HURIWA pointed to Section 5 (4) of the Nigerian Constitution, which grants extensive executive powers to the President. “However, these powers are counterbalanced by constitutional safeguards, as exemplified by Subsections 5 (4) (a) and (b). These subsections stipulate that the President cannot declare a state of war between the Federation and another country without the National Assembly’s sanction and that the deployment of armed forces outside Nigeria requires prior approval from the Senate.
“Subsection 5 (4) (a) explicitly states that the President cannot declare a state of war between the Federation and another country without the sanction of a resolution from both Houses of the National Assembly, sitting in a joint session. This requirement underscored the principle of checks and balances, ensuring that decisions of such magnitude are subject to democratic scrutiny and debate.
Further, subsection 5 (4) (b) imposes the requirement for prior approval from the Senate before deploying any member of the armed forces of the Federation on combat duty outside Nigeria. This provision serves as an additional layer of oversight, reflecting the Constitution’s emphasis on collective decision-making in matters that impact national security”.
Additionally, HURIWA referred to Article 5, Section 80, of the Nigerian Constitution, which mandates legislative authorization for the withdrawal of funds from the Consolidated Revenue Fund for expenditures. The association argues that such authorization is equally essential for deploying the Nigerian Army to foreign military operations.
“Article 5, Section 80 of the Nigerian Constitution stipulates that no money shall be withdrawn from the Consolidated Revenue Fund of the Federation except to meet expenditure that is charged upon the fund by this Constitution or where the issue of those funds has been authorised by an Act of the National Assembly. Such legislative authorization is equally crucial for the deployment of the Nigerian Army to foreign military operations”.

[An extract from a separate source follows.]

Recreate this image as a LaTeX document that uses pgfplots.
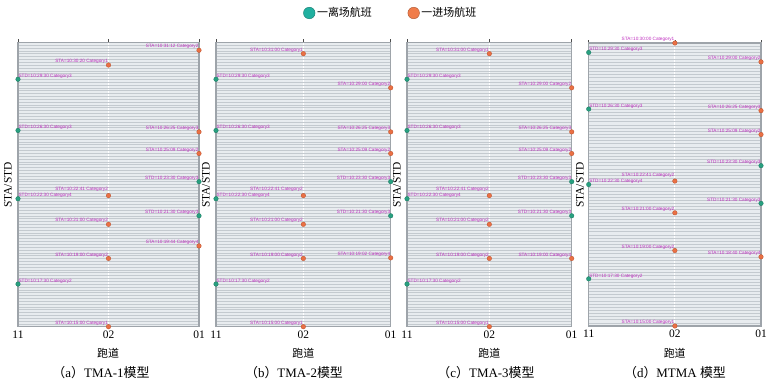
\documentclass[border=0pt]{standalone}
\usepackage{pgfplots}
\pgfplotsset{compat=1.18}
\usepackage{pgfplotstable}
\usepackage{fontspec}
\setmainfont{Liberation Serif}
\newfontfamily\cjk{Noto Sans CJK SC}
\newfontfamily\labf{Liberation Sans}
\definecolor{bg}{RGB}{232,236,239}
\definecolor{gridc}{RGB}{196,202,207}
\definecolor{axc}{RGB}{158,164,170}
\definecolor{teal1}{RGB}{40,160,128}
\definecolor{teal2}{RGB}{25,120,95}
\definecolor{ora1}{RGB}{234,112,68}
\definecolor{ora2}{RGB}{185,80,45}
\definecolor{legteal}{RGB}{32,176,160}
\definecolor{legora}{RGB}{240,124,74}
\definecolor{labc}{RGB}{190,45,190}

% y: seconds after 10:15:00
\pgfplotstableread[col sep=comma,row sep=\\]{
x,y,l\\
0,870,STD=10:29:30 Category3\\
0,690,STD=10:26:30 Category3\\
0,450,STD=10:22:30 Category4\\
0,150,STD=10:17:30 Category2\\
}\depL
\pgfplotstableread[col sep=comma,row sep=\\]{
x,y,l\\
2,510,STD=10:23:30 Category3\\
2,390,STD=10:21:30 Category3\\
}\depR
% arrival whose label is lifted to clear a neighbour (all panels)
\pgfplotstableread[col sep=comma,row sep=\\]{
x,y,l\\
1,461,STA=10:22:41 Category2\\
}\arrLift
\pgfplotstableread[col sep=comma,row sep=\\]{
x,y,l\\
2,972,STA=10:31:12 Category2\\
1,920,STA=10:30:20 Category1\\
2,685,STA=10:26:25 Category3\\
2,609,STA=10:25:09 Category2\\
1,360,STA=10:21:00 Category2\\
2,284,STA=10:19:44 Category4\\
1,240,STA=10:19:00 Category2\\
1,0,STA=10:15:00 Category1\\
}\arrA
\pgfplotstableread[col sep=comma,row sep=\\]{
x,y,l\\
1,960,STA=10:31:00 Category1\\
2,840,STA=10:29:00 Category2\\
2,685,STA=10:26:25 Category3\\
2,609,STA=10:25:09 Category2\\
1,360,STA=10:21:00 Category2\\
2,242,STA=10:19:02 Category4\\
1,240,STA=10:19:00 Category2\\
1,0,STA=10:15:00 Category1\\
}\arrB
\pgfplotstableread[col sep=comma,row sep=\\]{
x,y,l\\
1,960,STA=10:31:00 Category1\\
2,840,STA=10:29:00 Category2\\
2,685,STA=10:26:25 Category3\\
2,609,STA=10:25:09 Category2\\
1,360,STA=10:21:00 Category2\\
2,240,STA=10:19:00 Category4\\
1,240,STA=10:19:00 Category2\\
1,0,STA=10:15:00 Category1\\
}\arrC
\pgfplotstableread[col sep=comma,row sep=\\]{
x,y,l\\
1,900,STA=10:30:00 Category1\\
2,840,STA=10:29:00 Category2\\
2,685,STA=10:26:25 Category3\\
2,609,STA=10:25:09 Category2\\
1,360,STA=10:21:00 Category2\\
2,220,STA=10:18:40 Category4\\
1,240,STA=10:19:00 Category2\\
1,0,STA=10:15:00 Category1\\
}\arrD

\pgfplotsset{
  panel/.style={
    scale only axis, anchor=south west, clip=false,
    xmin=0, xmax=2, ymin=0,
    xtick={0,1,2}, xticklabels={\mbox{11},\mbox{02},\mbox{01}},
    xtick pos=right, xticklabel pos=left, tick align=outside,
    major tick length=3bp,
    xtick style={draw=black!70, line width=0.6bp},
    ytick={0,10,...,1000}, yticklabels={}, ytick style={draw=none},
    ymajorgrids, xmajorgrids,
    y grid style={gridc, line width=0.45bp},
    x grid style={white, line width=1bp},
    axis background/.style={fill=bg},
    axis line style={axc, line width=1.2bp},
    xticklabel style={font=\fontsize{11.5}{12}\selectfont, inner sep=1bp},
  },
  lbl/.style 2 args={nodes near coords, point meta=explicit symbolic,
    every node near coord/.append style={font=\labf\fontsize{4.7}{5}\selectfont, text=labc, inner sep=0.4bp, anchor=#1, yshift=#2}},
  dep/.style={only marks, mark=*, mark size=2.3bp, mark options={fill=teal1, draw=teal2, line width=0.3bp}, forget plot},
  arr/.style={only marks, mark=*, mark size=2.3bp, mark options={fill=ora1, draw=ora2, line width=0.3bp}, forget plot},
}

\newcommand{\panelplots}[1]{%
    \addplot[dep, lbl={south west}{0.3bp}] table[x=x,y=y,meta=l]{\depL};
    \addplot[dep, lbl={south east}{0.8bp}] table[x=x,y=y,meta=l]{\depR};
    \addplot[arr, lbl={south east}{0.8bp}] table[x=x,y=y,meta=l]{#1};
    \addplot[arr, lbl={south east}{3.2bp}] table[x=x,y=y,meta=l]{\arrLift};}
\newcommand{\panel}[6]{%
  \begin{axis}[panel, at={(#1bp,#2bp)}, width=#3bp, height=#4bp, ymax=#5]
    \panelplots{#6}
  \end{axis}}

\begin{document}
\begin{tikzpicture}[x=1bp,y=1bp]
\path[use as bounding box] (0,0) rectangle (773,385);

\begin{axis}[panel, at={(18bp,58.3bp)}, width=181bp, height=284.4bp, ymax=1000,
  legend style={at={(axis description cs:2.06,1.103)}, anchor=center, draw=none, fill=none,
    legend columns=2, font=\cjk\fontsize{11}{12}\selectfont,
    /tikz/every even column/.append style={column sep=34bp}},
  legend cell align=left]
  \addlegendimage{only marks, mark=*, mark size=5.8bp, mark options={fill=legteal, draw=legteal!70!black, line width=0.4bp}}
  \addlegendentry{一离场航班}
  \addlegendimage{only marks, mark=*, mark size=5.8bp, mark options={fill=legora, draw=legora!70!black, line width=0.4bp}}
  \addlegendentry{一进场航班}
  \panelplots{\arrA}
\end{axis}
\panel{216}{58.3}{174.7}{284.4}{1000}{\arrB}
\panel{407}{58.3}{164.7}{284.4}{1000}{\arrC}
\panel{588.7}{59}{172.3}{283}{900}{\arrD}

\foreach \xx in {8,206,397,580} {
  \node[rotate=90, font=\fontsize{11.5}{12}\selectfont] at (\xx,200) {STA/STD};
}
\foreach \xx in {108,303.3,489.3,674.7} {
  \node[font=\cjk\fontsize{11}{12}\selectfont] at (\xx,32) {跑道};
}
\node[font=\fontsize{13}{14}\selectfont] at (101,12) {{\cjk （}a{\cjk ）}TMA-1{\cjk 模型}};
\node[font=\fontsize{13}{14}\selectfont] at (294,12) {{\cjk （}b{\cjk ）}TMA-2{\cjk 模型}};
\node[font=\fontsize{13}{14}\selectfont] at (486,12) {{\cjk （}c{\cjk ）}TMA-3{\cjk 模型}};
\node[font=\fontsize{13}{14}\selectfont] at (675,12) {{\cjk （}d{\cjk ）}MTMA {\cjk 模型}};
\end{tikzpicture}
\end{document}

Likewise, HURIWA challenged President Tinubu’s reliance on the ECOWAS Parliament’s authorization for military action. The association asserted that the Nigerian Constitution does not grant the ECOWAS Parliament the constitutional authority to sanction the deployment of Nigerian troops in foreign territories. HURIWA further observed that even the so-called ECOWAS Parliament has refused to permit the use of military force to unseat the coupists who seized power by the barrels of the guns in Niger Republic.
“Adopted in 1999 and ratified by all 15 ECOWAS Member States in 2001, the ECOWAS Protocol Relating to the Mechanism for Conflict Prevention, Management, Resolution, Peacekeeping, and Security outlines the mechanisms for ECOWAS’ intervention in member states’ conflicts under specified circumstances. This protocol establishes a framework for regional cooperation in maintaining peace and security while also safeguarding the principles of sovereignty and non-interference”.

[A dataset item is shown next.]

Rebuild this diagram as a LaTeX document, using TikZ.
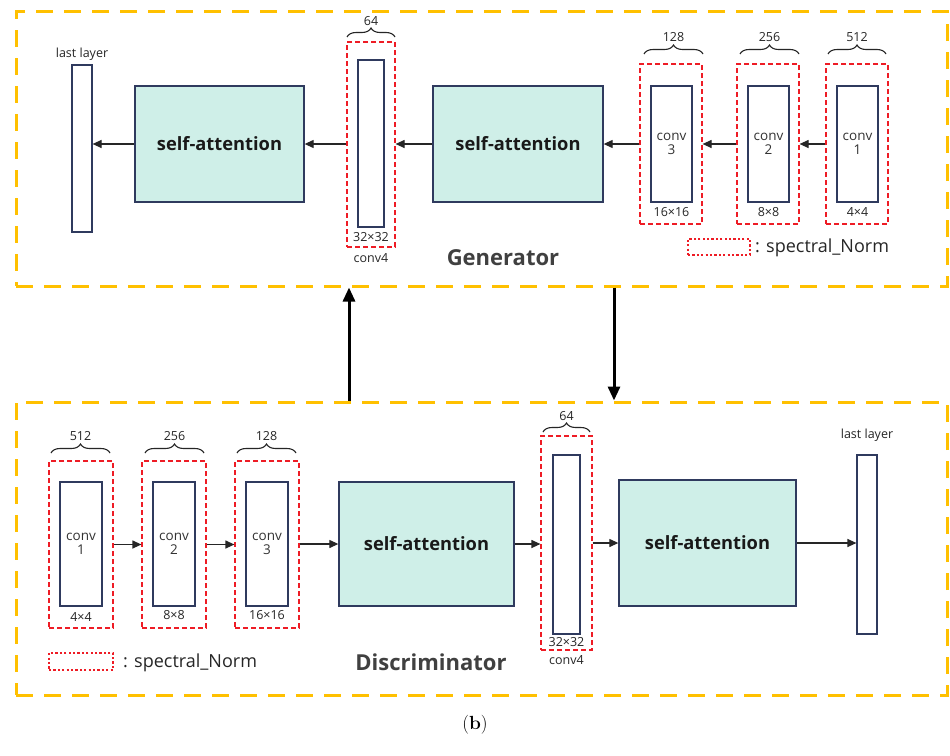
\documentclass[tikz,border=0pt]{standalone}
\usepackage{fontspec}
\setsansfont{Open Sans}
\usetikzlibrary{arrows.meta,decorations.pathreplacing}
\definecolor{ylw}{HTML}{FFC000}
\definecolor{rd}{HTML}{EE1C25}
\definecolor{navy}{HTML}{2F3A5E}
\definecolor{mint}{HTML}{CFEFE8}
\definecolor{txtgray}{HTML}{404040}
\tikzset{
  ybox/.style={draw=ylw,line width=3pt,dash pattern=on 17pt off 11pt,minimum width=931pt,inner sep=0pt},
  redbox/.style={draw=rd,line width=1.2pt,dash pattern=on 5pt off 3pt,inner sep=0pt},
  layerbox/.style={draw=navy,line width=1.2pt,fill=white,inner sep=0pt,font=\sffamily\fontsize{13.5}{15}\selectfont,align=center,text=black!80},
  sabox/.style={draw=navy,line width=1.3pt,fill=mint,inner sep=0pt,font=\sffamily\bfseries\fontsize{18.3}{20}\selectfont,text=black!90},
  arr/.style={line width=1.2pt,draw=black!85,-{Triangle[length=9pt,width=8pt]}},
  bigarr/.style={line width=3pt,draw=black,-{Triangle[length=14pt,width=12pt]}},
  brc/.style={decorate,decoration={brace,amplitude=9pt},line width=1.1pt,draw=black!85},
  small/.style={font=\sffamily\fontsize{12.5}{14}\selectfont,text=black!85,inner sep=0pt},
  legendbox/.style={draw=rd,line width=1.1pt,dash pattern=on 2.2pt off 2.2pt,inner sep=0pt},
  legtxt/.style={font=\sffamily\fontsize{18}{21}\selectfont,text=black!85,anchor=west,inner sep=0pt},
  title/.style={font=\sffamily\bfseries\fontsize{22}{26}\selectfont,text=txtgray,inner sep=0pt}
}
\begin{document}
\begin{tikzpicture}[x=1pt,y=-1pt]
\useasboundingbox[fill=white] (0,0) rectangle (950,755);
% ---------- Generator ----------
\node[ybox,minimum height=275pt] (gbox) at (481.5,148.5) {};
\node[layerbox,minimum width=20pt,minimum height=167pt] (glast) at (82,148.5) {};
\node[small] (glastlab) at (82,54) {last layer};
\node[sabox,minimum width=169pt,minimum height=116pt] (gsa1) at (219.5,144) {self-attention};
\node[redbox,minimum width=48pt,minimum height=205pt] (gc4r) at (371,144.5) {};
\node[layerbox,minimum width=26pt,minimum height=167pt] (gc4) at (371,143.5) {};
\node[small] (gc4s) at (371,237) {32×32};
\node[small] (gc4n) at (371,258) {conv4};
\draw[brc] (347,37) -- (395,37) node[midway,above=11pt,small] (gc4b) {64};
\node[sabox,minimum width=170pt,minimum height=116pt] (gsa2) at (518,144) {self-attention};
\node[redbox,minimum width=62pt,minimum height=160pt] (gc3r) at (671,144) {};
\node[layerbox,minimum width=41pt,minimum height=116pt] (gc3) at (671.5,144) {conv\\[-1pt]3};
\node[small] (gc3s) at (671.5,212) {16×16};
\draw[brc] (644,54) -- (703,54) node[midway,above=12pt,small] (gc3b) {128};
\node[redbox,minimum width=62pt,minimum height=160pt] (gc2r) at (768,144) {};
\node[layerbox,minimum width=41pt,minimum height=116pt] (gc2) at (768.5,144) {conv\\[-1pt]2};
\node[small] (gc2s) at (768.5,212) {8×8};
\draw[brc] (740,54) -- (799,54) node[midway,above=12pt,small] (gc2b) {256};
\node[redbox,minimum width=62pt,minimum height=160pt] (gc1r) at (857,144) {};
\node[layerbox,minimum width=41pt,minimum height=116pt] (gc1) at (857.5,144) {conv\\[-1pt]1};
\node[small] (gc1s) at (857.5,212) {4×4};
\draw[brc] (828,54) -- (886,54) node[midway,above=12pt,small] (gc1b) {512};
\node[legendbox,minimum width=62pt,minimum height=16pt] (gleg) at (719,247) {};
\node[legtxt] (glegt) at (755,248) {: spectral\_Norm};
\node[title] (gtitle) at (503,258) {Generator};
\draw[arr] (gc1r.west) -- (gc2r.east);
\draw[arr] (gc2r.west) -- (gc3r.east);
\draw[arr] (gc3r.west) -- (gsa2.east);
\draw[arr] (gsa2.west) -- (gsa2.west -| gc4r.east);
\draw[arr] (gc4r.west |- gsa1.east) -- (gsa1.east);
\draw[arr] (gsa1.west) -- (gsa1.west -| glast.east);
% ---------- Discriminator ----------
\node[ybox,minimum height=293pt] (dbox) at (481.5,548.5) {};
\node[redbox,minimum width=64pt,minimum height=167pt] (dc1r) at (81,544.5) {};
\node[layerbox,minimum width=42pt,minimum height=124pt] (dc1) at (81,544) {conv\\[-1pt]1};
\node[small] (dc1s) at (81,617) {4×4};
\draw[brc] (51,453) -- (110,453) node[midway,above=12pt,small] (dc1b) {512};
\node[redbox,minimum width=64pt,minimum height=167pt] (dc2r) at (174,544.5) {};
\node[layerbox,minimum width=42pt,minimum height=124pt] (dc2) at (174,544) {conv\\[-1pt]2};
\node[small] (dc2s) at (174,615) {8×8};
\draw[brc] (145,453) -- (204,453) node[midway,above=12pt,small] (dc2b) {256};
\node[redbox,minimum width=64pt,minimum height=167pt] (dc3r) at (267,544.5) {};
\node[layerbox,minimum width=42pt,minimum height=124pt] (dc3) at (267,544) {conv\\[-1pt]3};
\node[small] (dc3s) at (267,615) {16×16};
\draw[brc] (237,453) -- (296,453) node[midway,above=12pt,small] (dc3b) {128};
\node[sabox,minimum width=175pt,minimum height=124pt] (dsa1) at (426.5,544) {self-attention};
\node[redbox,minimum width=51pt,minimum height=214pt] (dc4r) at (566.5,543) {};
\node[layerbox,minimum width=27pt,minimum height=179pt] (dc4) at (566.5,544.5) {};
\node[small] (dc4s) at (566.5,642) {32×32};
\node[small] (dc4n) at (566.5,660) {conv4};
\draw[brc] (543,432) -- (590,432) node[midway,above=11pt,small] (dc4b) {64};
\node[sabox,minimum width=177pt,minimum height=126pt] (dsa2) at (707.5,543) {self-attention};
\node[layerbox,minimum width=20pt,minimum height=179pt] (dlast) at (867,544.5) {};
\node[small] (dlastlab) at (867,435) {last layer};
\node[legendbox,minimum width=64pt,minimum height=17pt] (dleg) at (81,661.5) {};
\node[legtxt] (dlegt) at (123,663) {: spectral\_Norm};
\node[title] (dtitle) at (431,662) {Discriminator};
\draw[arr] (dc1r.east) -- (dc2r.west);
\draw[arr] (dc2r.east) -- (dc3r.west);
\draw[arr] (dc3r.east |- dsa1.west) -- (dsa1.west);
\draw[arr] (dsa1.east) -- (dsa1.east -| dc4r.west);
\draw[arr] (dc4r.east) -- (dsa2.west);
\draw[arr] (dsa2.east) -- (dsa2.east -| dlast.west);
% ---------- between ----------
\draw[bigarr] (349,0 |- dbox.north) -- (349,0 |- gbox.south);
\draw[bigarr] (614,0 |- gbox.south) -- (614,0 |- dbox.north);
\node[font=\fontsize{19}{22}\selectfont,inner sep=0pt] (cap) at (475,725) {(\textbf{b})};
\end{tikzpicture}
\end{document}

While underscoring the legal dimensions of the issue, HURIWA also, highlighted other crucial considerations, including constitutional integrity, preservation of legitimacy, national security implications, operational aspects, and national interests. The association emphasized that adherence to constitutional safeguards is essential for upholding democratic principles and the rule of law.
However, HURIWA acknowledged the complexities President Tinubu faces as both the President of Nigeria and the Chairman of ECOWAS. Hence, the association underscored the necessity for expert advice across legal, diplomatic, and operational/military domains to ensure decisions are in Nigeria’s best interests.
Ultimately, HURIWA called on President Tinubu to prioritize the rule of law, democratic norms, and the constitutional balance of power. Simultaneously, the Association urged the National Assembly to assert its constitutional responsibility, safeguarding the nation’s interests and ensuring military engagements follow lawful procedures. “Failure to do so could risk the National Assembly’s legitimacy being relegated to a perception of usurpation rather than representation. Moreover, HURIWA kicks against any deployment of the military in Niger Republic when in Nigeria, we are buffeted and enveloped by armed insurgency of diverse dimensions, terrorism, armed banditry and incessant attacks of farmers by armed Fulani terrorists. The Rights group maintains that the President of Nigeria had better focused on putting to an end our internal contradictions and the ceaseless bloodshed by armed terrorists rather than dissipate energy and fritter scarce resources fighting another people’s war.”